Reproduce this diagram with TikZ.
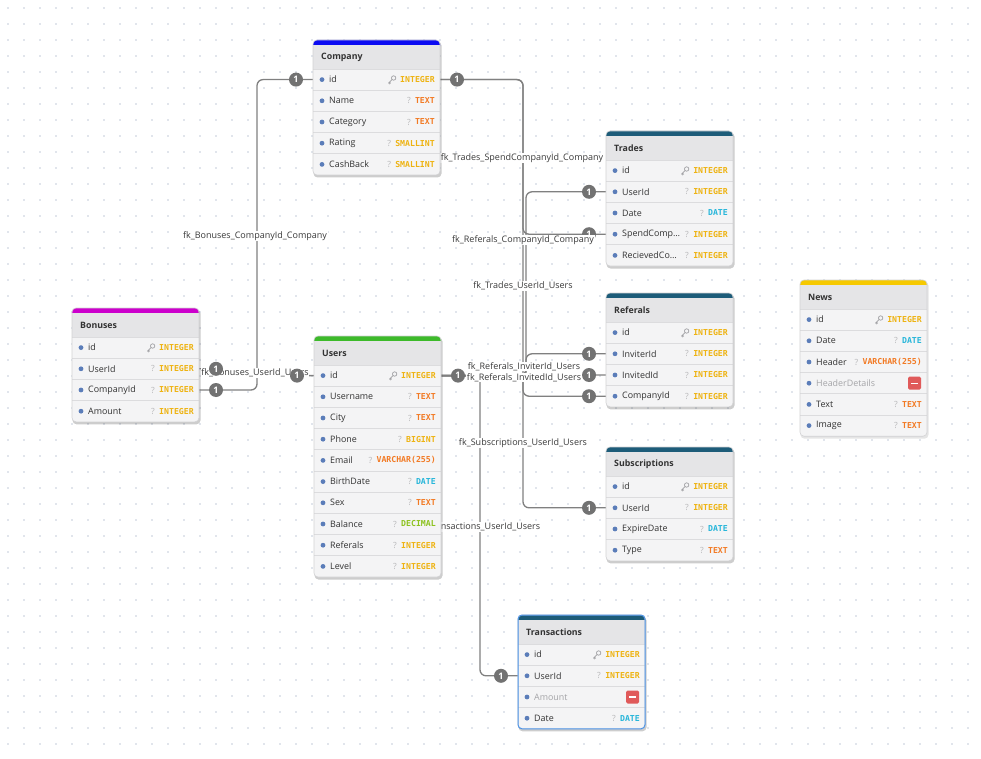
\documentclass[tikz,border=0pt]{standalone}
\usepackage{fontspec}
\setmainfont{Open Sans}
\newfontfamily\monofnt{DejaVu Sans Mono}
\usetikzlibrary{calc}
\definecolor{gridc}{HTML}{C3CCDA}
\definecolor{rowbg}{HTML}{F4F4F5}
\definecolor{headbg}{HTML}{E5E5E7}
\definecolor{sepc}{HTML}{DCDCDE}
\definecolor{tblborder}{HTML}{D2D2D4}
\definecolor{dotblue}{HTML}{5B7DB9}
\definecolor{nametc}{HTML}{333333}
\definecolor{remgray}{HTML}{A5A5A8}
\definecolor{remred}{HTML}{E05A5A}
\definecolor{tint}{HTML}{EEB312}
\definecolor{ttext}{HTML}{F27A24}
\definecolor{tdate}{HTML}{27B6DA}
\definecolor{tdec}{HTML}{8DC21F}
\definecolor{qc}{HTML}{B8B8BA}
\definecolor{keyc}{HTML}{A0A0A4}
\definecolor{connc}{HTML}{808080}
\definecolor{badgec}{HTML}{727272}
\definecolor{labc}{HTML}{3A3A3A}
\definecolor{cblue}{HTML}{0B0BF2}
\definecolor{ugreen}{HTML}{3DBA2A}
\definecolor{bmag}{HTML}{CC00CC}
\definecolor{nyel}{HTML}{F6C900}
\definecolor{teal}{HTML}{1D5C79}
\definecolor{selblue}{HTML}{4D94E8}
\tikzset{
  conn/.style={draw=connc,line width=1.3,rounded corners=6},
  badge/.style={circle,fill=badgec,minimum size=14,inner sep=0,text=white,font=\fontsize{9}{9}\selectfont\bfseries},
  fklabel/.style={fill=white,inner sep=0.6,text=labc,font=\fontsize{9}{10}\selectfont},
  headtxt/.style={inner sep=0,text=nametc,font=\fontsize{8.8}{10}\selectfont\bfseries},
  nametxt/.style={inner sep=0,text=nametc,font=\fontsize{8.9}{10}\selectfont},
  typetxt/.style={inner sep=0,font=\monofnt\fontsize{8.2}{10}\selectfont\bfseries},
  qtxt/.style={inner sep=0,text=qc,font=\fontsize{8.5}{10}\selectfont}
}
\def\remmark{-}
\newcommand{\keyicon}[1]{%
  \begin{scope}[shift={($(#1.west)+(-8,0)$)}]
    \draw[keyc,line width=0.7] (1.6,-1.6) circle (2.2);
    \draw[keyc,line width=0.7] (0.1,-0.1) -- (-3.6,3.6) (-2.5,2.5) -- (-1.3,3.7) (-3.4,3.4) -- (-2.3,4.5);
  \end{scope}}
\newcommand{\qicon}[1]{\node[qtxt,anchor=east] at ($(#1.west)+(-4,0)$) {?};}
\newcommand{\erdtable}[7]{%
  \pgfmathsetmacro{\tbot}{#3+29+21.2*#6}
  \fill[black,opacity=0.10,rounded corners=4] ({#2+0.5},{#3+1.5}) rectangle ({#2+128.5},{\tbot+2.5});
  \fill[rowbg,rounded corners=4] (#2,#3) rectangle ({#2+127},\tbot);
  \fill[#4,rounded corners=4] (#2,#3) rectangle ({#2+127},{#3+10});
  \fill[headbg] (#2,{#3+5}) rectangle ({#2+127},{#3+29});
  \node[headtxt,anchor=west] (#1-title) at ({#2+8},{#3+17}) {#5};
  \foreach \nm/\ty/\tc/\ic [count=\i from 0] in {#7}{%
    \pgfmathsetmacro{\yt}{#3+29+21.2*\i}
    \pgfmathsetmacro{\yc}{\yt+10.6}
    \draw[sepc,line width=0.9] (#2,\yt) -- ({#2+127},\yt);
    \fill[dotblue] ({#2+9},\yc) circle (2.4);
    \coordinate (#1-\i-w) at (#2,\yc);
    \coordinate (#1-\i-e) at ({#2+127},\yc);
    \ifx\ty\remmark
      \node[nametxt,anchor=west,text=remgray] (#1-\i) at ({#2+16},\yc) {\nm};
      \fill[remred,rounded corners=1.5] ({#2+108},{\yc-6.5}) rectangle ({#2+121},{\yc+6.5});
      \draw[white,line width=1.3] ({#2+111},\yc) -- ({#2+118},\yc);
    \else
      \node[nametxt,anchor=west] (#1-\i) at ({#2+16},\yc) {\nm};
      \node[typetxt,anchor=east,text=\tc] (#1-\i-t) at ({#2+122},\yc) {\ty};
      \ic{#1-\i-t}
    \fi
  }
  \draw[tblborder,line width=0.6,rounded corners=4] (#2,#3) rectangle ({#2+127},\tbot);
}
\begin{document}
\begin{tikzpicture}[x=1pt,y=-1pt]
\fill[white] (0,0) rectangle (981,759);
\useasboundingbox (0,0) rectangle (981,759);
% dotted canvas grid
\foreach \gx in {8,24,...,980}{\foreach \gy in {8,24,...,758}{\fill[gridc] (\gx,\gy) circle (0.8);}}
% pre-pass (invisible) so that row coordinates exist before the connectors
\begin{scope}[opacity=0]
\erdtable{comp}{313}{40}{cblue}{Company}{5}{id/INTEGER/tint/\keyicon, Name/TEXT/ttext/\qicon, Category/TEXT/ttext/\qicon, Rating/SMALLINT/tint/\qicon, CashBack/SMALLINT/tint/\qicon}
\erdtable{trades}{606}{131}{teal}{Trades}{5}{id/INTEGER/tint/\keyicon, UserId/INTEGER/tint/\qicon, Date/DATE/tdate/\qicon, SpendComp…/INTEGER/tint/\qicon, RecievedCo…/INTEGER/tint/\qicon}
\erdtable{ref}{606}{293}{teal}{Referals}{4}{id/INTEGER/tint/\keyicon, InviterId/INTEGER/tint/\qicon, InvitedId/INTEGER/tint/\qicon, CompanyId/INTEGER/tint/\qicon}
\erdtable{sub}{606}{447}{teal}{Subscriptions}{4}{id/INTEGER/tint/\keyicon, UserId/INTEGER/tint/\qicon, ExpireDate/DATE/tdate/\qicon, Type/TEXT/ttext/\qicon}
\erdtable{users}{314}{336}{ugreen}{Users}{10}{id/INTEGER/tint/\keyicon, Username/TEXT/ttext/\qicon, City/TEXT/ttext/\qicon, Phone/BIGINT/tint/\qicon, Email/VARCHAR(255)/ttext/\qicon, BirthDate/DATE/tdate/\qicon, Sex/TEXT/ttext/\qicon, Balance/DECIMAL/tdec/\qicon, Referals/INTEGER/tint/\qicon, Level/INTEGER/tint/\qicon}
\erdtable{bon}{72}{308}{bmag}{Bonuses}{4}{id/INTEGER/tint/\keyicon, UserId/INTEGER/tint/\qicon, CompanyId/INTEGER/tint/\qicon, Amount/INTEGER/tint/\qicon}
\erdtable{tr}{518}{615}{teal}{Transactions}{4}{id/INTEGER/tint/\keyicon, UserId/INTEGER/tint/\qicon, Amount/-/tint/\relax, Date/DATE/tdate/\qicon}
\end{scope}
% connectors
\draw[conn] (comp-0-w) -- ++(-56,0) |- (bon-2-e);
\draw[conn] (bon-1-e) -- ++(72,0) |- (users-0-w);
\draw[conn] (comp-0-e) -- ++(83,0) |- (trades-3-w);
\draw[conn] (comp-0-e) -- ++(83,0) |- (ref-3-w);
\draw[conn] (users-0-e) -- ++(85,0) |- (trades-1-w);
\draw[conn] (users-0-e) -- ++(85,0) |- (ref-1-w);
\draw[conn] (users-0-e) -- ++(85,0) |- (ref-2-w);
\draw[conn] (users-0-e) -- ++(82,0) |- (sub-1-w);
\draw[conn] (users-0-e) -- ++(39,0) |- (tr-1-w);
% connector labels
\node[fklabel] (l1) at (255,236) {fk\_Bonuses\_CompanyId\_Company};
\node[fklabel] (l2) at (255,373) {fk\_Bonuses\_UserId\_Users};
\node[fklabel] (l3) at (522,158) {fk\_Trades\_SpendCompanyId\_Company};
\node[fklabel] (l5) at (523,286) {fk\_Trades\_UserId\_Users};
\node[fklabel] (l6) at (524,366.5) {fk\_Referals\_InviterId\_Users};
\node[fklabel] (l7) at (524,377.5) {fk\_Referals\_InvitedId\_Users};
\node[fklabel] (l8) at (523,443) {fk\_Subscriptions\_UserId\_Users};
\node[fklabel,anchor=east] (l9) at (541,527) {fk\_Transactions\_UserId\_Users};
% tables
\erdtable{comp}{313}{40}{cblue}{Company}{5}{id/INTEGER/tint/\keyicon, Name/TEXT/ttext/\qicon, Category/TEXT/ttext/\qicon, Rating/SMALLINT/tint/\qicon, CashBack/SMALLINT/tint/\qicon}
\erdtable{trades}{606}{131}{teal}{Trades}{5}{id/INTEGER/tint/\keyicon, UserId/INTEGER/tint/\qicon, Date/DATE/tdate/\qicon, SpendComp…/INTEGER/tint/\qicon, RecievedCo…/INTEGER/tint/\qicon}
\erdtable{ref}{606}{293}{teal}{Referals}{4}{id/INTEGER/tint/\keyicon, InviterId/INTEGER/tint/\qicon, InvitedId/INTEGER/tint/\qicon, CompanyId/INTEGER/tint/\qicon}
\erdtable{sub}{606}{447}{teal}{Subscriptions}{4}{id/INTEGER/tint/\keyicon, UserId/INTEGER/tint/\qicon, ExpireDate/DATE/tdate/\qicon, Type/TEXT/ttext/\qicon}
\erdtable{users}{314}{336}{ugreen}{Users}{10}{id/INTEGER/tint/\keyicon, Username/TEXT/ttext/\qicon, City/TEXT/ttext/\qicon, Phone/BIGINT/tint/\qicon, Email/VARCHAR(255)/ttext/\qicon, BirthDate/DATE/tdate/\qicon, Sex/TEXT/ttext/\qicon, Balance/DECIMAL/tdec/\qicon, Referals/INTEGER/tint/\qicon, Level/INTEGER/tint/\qicon}
\erdtable{bon}{72}{308}{bmag}{Bonuses}{4}{id/INTEGER/tint/\keyicon, UserId/INTEGER/tint/\qicon, CompanyId/INTEGER/tint/\qicon, Amount/INTEGER/tint/\qicon}
\erdtable{news}{800}{280}{nyel}{News}{6}{id/INTEGER/tint/\keyicon, Date/DATE/tdate/\qicon, Header/VARCHAR(255)/ttext/\qicon, HeaderDetails/-/tint/\relax, Text/TEXT/ttext/\qicon, Image/TEXT/ttext/\qicon}
\erdtable{tr}{518}{615}{teal}{Transactions}{4}{id/INTEGER/tint/\keyicon, UserId/INTEGER/tint/\qicon, Amount/-/tint/\relax, Date/DATE/tdate/\qicon}
\draw[selblue,line width=1,rounded corners=4] (518,615) rectangle (645,{615+29+4*21.2});
% cardinality badges
\node[badge,xshift=-17] (b1) at (comp-0-w) {1};
\node[badge,xshift=17] (b2) at (comp-0-e) {1};
\node[badge,xshift=17] (b3) at (bon-1-e) {1};
\node[badge,xshift=17] (b4) at (bon-2-e) {1};
\node[badge,xshift=-17] (b5) at (users-0-w) {1};
\node[badge,xshift=17] (b6) at (users-0-e) {1};
\node[badge,xshift=-17] (b7) at (trades-1-w) {1};
\node[badge,xshift=-17] (b8) at (trades-3-w) {1};
\node[badge,xshift=-17] (b9) at (ref-1-w) {1};
\node[badge,xshift=-17] (b10) at (ref-2-w) {1};
\node[badge,xshift=-17] (b11) at (ref-3-w) {1};
\node[badge,xshift=-17] (b12) at (sub-1-w) {1};
\node[badge,xshift=-17] (b13) at (tr-1-w) {1};
% this label lies over the badge below it, as in the reference
\node[fklabel] (l4) at (523,240) {fk\_Referals\_CompanyId\_Company};
\end{tikzpicture}
\end{document}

· · ·

EXERCISE AIM:
Go through the lines above. Select every one that has the string "this".

EXERCISE ANSWER:
Reproduce this diagram with TikZ.
% this label lies over the badge below it, as in the reference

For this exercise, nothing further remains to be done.